■ Raw data ■

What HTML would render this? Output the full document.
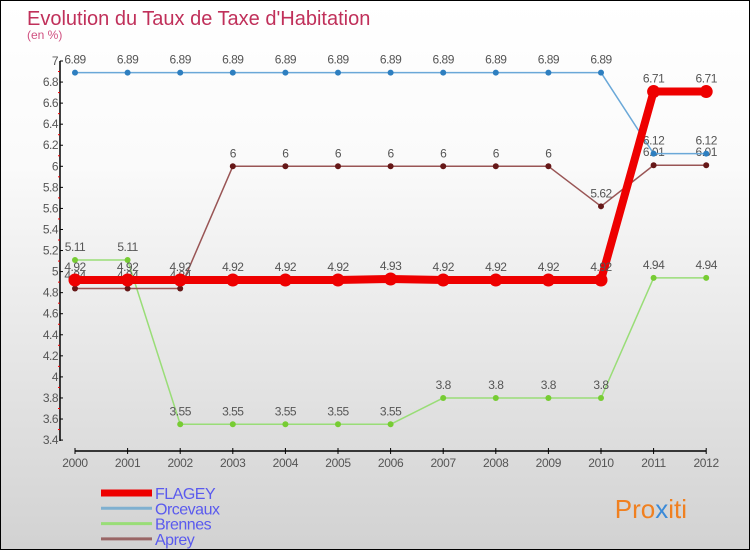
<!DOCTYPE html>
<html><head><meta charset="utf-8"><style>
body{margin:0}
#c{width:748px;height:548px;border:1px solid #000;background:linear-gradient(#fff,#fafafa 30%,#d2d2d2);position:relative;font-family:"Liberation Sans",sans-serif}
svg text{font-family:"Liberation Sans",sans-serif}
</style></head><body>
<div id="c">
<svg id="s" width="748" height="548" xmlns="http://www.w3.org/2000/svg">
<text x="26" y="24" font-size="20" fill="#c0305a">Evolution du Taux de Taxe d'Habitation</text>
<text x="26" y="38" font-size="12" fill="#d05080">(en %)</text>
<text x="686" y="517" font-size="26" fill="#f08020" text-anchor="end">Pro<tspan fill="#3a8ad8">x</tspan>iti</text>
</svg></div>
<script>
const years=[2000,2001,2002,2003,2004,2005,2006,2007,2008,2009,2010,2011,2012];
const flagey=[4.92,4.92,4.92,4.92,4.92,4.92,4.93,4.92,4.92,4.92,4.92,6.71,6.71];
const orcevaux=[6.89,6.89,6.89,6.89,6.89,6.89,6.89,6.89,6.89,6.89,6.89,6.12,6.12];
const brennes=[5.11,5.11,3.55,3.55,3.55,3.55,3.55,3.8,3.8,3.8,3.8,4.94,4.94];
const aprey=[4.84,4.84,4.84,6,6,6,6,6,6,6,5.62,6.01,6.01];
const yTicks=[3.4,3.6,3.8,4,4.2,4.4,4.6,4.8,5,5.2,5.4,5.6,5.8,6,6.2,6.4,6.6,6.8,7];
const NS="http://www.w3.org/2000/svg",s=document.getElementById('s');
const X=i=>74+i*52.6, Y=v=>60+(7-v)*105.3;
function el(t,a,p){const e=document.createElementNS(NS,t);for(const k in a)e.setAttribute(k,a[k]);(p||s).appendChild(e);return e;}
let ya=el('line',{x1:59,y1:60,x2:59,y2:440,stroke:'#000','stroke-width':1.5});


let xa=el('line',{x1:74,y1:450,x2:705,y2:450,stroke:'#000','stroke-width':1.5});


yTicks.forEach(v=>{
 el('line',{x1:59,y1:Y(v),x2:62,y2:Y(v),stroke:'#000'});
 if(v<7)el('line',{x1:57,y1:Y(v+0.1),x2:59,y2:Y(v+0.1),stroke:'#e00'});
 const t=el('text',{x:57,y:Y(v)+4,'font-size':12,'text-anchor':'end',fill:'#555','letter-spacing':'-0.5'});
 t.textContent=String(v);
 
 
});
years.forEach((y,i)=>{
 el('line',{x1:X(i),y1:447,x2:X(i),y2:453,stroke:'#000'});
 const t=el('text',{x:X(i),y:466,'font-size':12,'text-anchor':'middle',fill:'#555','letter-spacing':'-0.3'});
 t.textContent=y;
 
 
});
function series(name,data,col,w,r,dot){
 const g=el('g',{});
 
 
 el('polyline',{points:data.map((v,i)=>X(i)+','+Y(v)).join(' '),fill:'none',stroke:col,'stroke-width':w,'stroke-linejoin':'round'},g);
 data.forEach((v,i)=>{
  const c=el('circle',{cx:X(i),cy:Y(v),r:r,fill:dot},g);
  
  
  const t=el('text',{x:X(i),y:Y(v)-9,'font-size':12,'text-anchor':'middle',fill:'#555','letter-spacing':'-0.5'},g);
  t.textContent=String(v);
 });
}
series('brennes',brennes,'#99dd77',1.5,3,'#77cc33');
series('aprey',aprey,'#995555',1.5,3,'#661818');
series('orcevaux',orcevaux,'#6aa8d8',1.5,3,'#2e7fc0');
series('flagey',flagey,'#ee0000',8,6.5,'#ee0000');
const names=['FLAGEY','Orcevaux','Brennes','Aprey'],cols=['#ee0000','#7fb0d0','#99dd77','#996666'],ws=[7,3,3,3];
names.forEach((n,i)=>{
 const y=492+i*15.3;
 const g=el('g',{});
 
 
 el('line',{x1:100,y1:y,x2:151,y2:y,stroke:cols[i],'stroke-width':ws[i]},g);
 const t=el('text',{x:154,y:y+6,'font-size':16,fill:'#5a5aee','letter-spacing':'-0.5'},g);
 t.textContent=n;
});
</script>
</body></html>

■ Requirements ■
Omit the pictures, and quote the material above exactly as given.

■ Correct output ■
What HTML would render this? Output the full document.
<!DOCTYPE html>
<html><head><meta charset="utf-8"><style>
body{margin:0}
#c{width:748px;height:548px;border:1px solid #000;background:linear-gradient(#fff,#fafafa 30%,#d2d2d2);position:relative;font-family:"Liberation Sans",sans-serif}
svg text{font-family:"Liberation Sans",sans-serif}
</style></head><body>
<div id="c">
<svg id="s" width="748" height="548" xmlns="http://www.w3.org/2000/svg">
<text x="26" y="24" font-size="20" fill="#c0305a">Evolution du Taux de Taxe d'Habitation</text>
<text x="26" y="38" font-size="12" fill="#d05080">(en %)</text>
<text x="686" y="517" font-size="26" fill="#f08020" text-anchor="end">Pro<tspan fill="#3a8ad8">x</tspan>iti</text>
</svg></div>
<script>
const years=[2000,2001,2002,2003,2004,2005,2006,2007,2008,2009,2010,2011,2012];
const flagey=[4.92,4.92,4.92,4.92,4.92,4.92,4.93,4.92,4.92,4.92,4.92,6.71,6.71];
const orcevaux=[6.89,6.89,6.89,6.89,6.89,6.89,6.89,6.89,6.89,6.89,6.89,6.12,6.12];
const brennes=[5.11,5.11,3.55,3.55,3.55,3.55,3.55,3.8,3.8,3.8,3.8,4.94,4.94];
const aprey=[4.84,4.84,4.84,6,6,6,6,6,6,6,5.62,6.01,6.01];
const yTicks=[3.4,3.6,3.8,4,4.2,4.4,4.6,4.8,5,5.2,5.4,5.6,5.8,6,6.2,6.4,6.6,6.8,7];
const NS="http://www.w3.org/2000/svg",s=document.getElementById('s');
const X=i=>74+i*52.6, Y=v=>60+(7-v)*105.3;
function el(t,a,p){const e=document.createElementNS(NS,t);for(const k in a)e.setAttribute(k,a[k]);(p||s).appendChild(e);return e;}
let ya=el('line',{x1:59,y1:60,x2:59,y2:440,stroke:'#000','stroke-width':1.5});


let xa=el('line',{x1:74,y1:450,x2:705,y2:450,stroke:'#000','stroke-width':1.5});


yTicks.forEach(v=>{
 el('line',{x1:59,y1:Y(v),x2:62,y2:Y(v),stroke:'#000'});
 if(v<7)el('line',{x1:57,y1:Y(v+0.1),x2:59,y2:Y(v+0.1),stroke:'#e00'});
 const t=el('text',{x:57,y:Y(v)+4,'font-size':12,'text-anchor':'end',fill:'#555','letter-spacing':'-0.5'});
 t.textContent=String(v);
 
 
});
years.forEach((y,i)=>{
 el('line',{x1:X(i),y1:447,x2:X(i),y2:453,stroke:'#000'});
 const t=el('text',{x:X(i),y:466,'font-size':12,'text-anchor':'middle',fill:'#555','letter-spacing':'-0.3'});
 t.textContent=y;
 
 
});
function series(name,data,col,w,r,dot){
 const g=el('g',{});
 
 
 el('polyline',{points:data.map((v,i)=>X(i)+','+Y(v)).join(' '),fill:'none',stroke:col,'stroke-width':w,'stroke-linejoin':'round'},g);
 data.forEach((v,i)=>{
  const c=el('circle',{cx:X(i),cy:Y(v),r:r,fill:dot},g);
  
  
  const t=el('text',{x:X(i),y:Y(v)-9,'font-size':12,'text-anchor':'middle',fill:'#555','letter-spacing':'-0.5'},g);
  t.textContent=String(v);
 });
}
series('brennes',brennes,'#99dd77',1.5,3,'#77cc33');
series('aprey',aprey,'#995555',1.5,3,'#661818');
series('orcevaux',orcevaux,'#6aa8d8',1.5,3,'#2e7fc0');
series('flagey',flagey,'#ee0000',8,6.5,'#ee0000');
const names=['FLAGEY','Orcevaux','Brennes','Aprey'],cols=['#ee0000','#7fb0d0','#99dd77','#996666'],ws=[7,3,3,3];
names.forEach((n,i)=>{
 const y=492+i*15.3;
 const g=el('g',{});
 
 
 el('line',{x1:100,y1:y,x2:151,y2:y,stroke:cols[i],'stroke-width':ws[i]},g);
 const t=el('text',{x:154,y:y+6,'font-size':16,fill:'#5a5aee','letter-spacing':'-0.5'},g);
 t.textContent=n;
});
</script>
</body></html>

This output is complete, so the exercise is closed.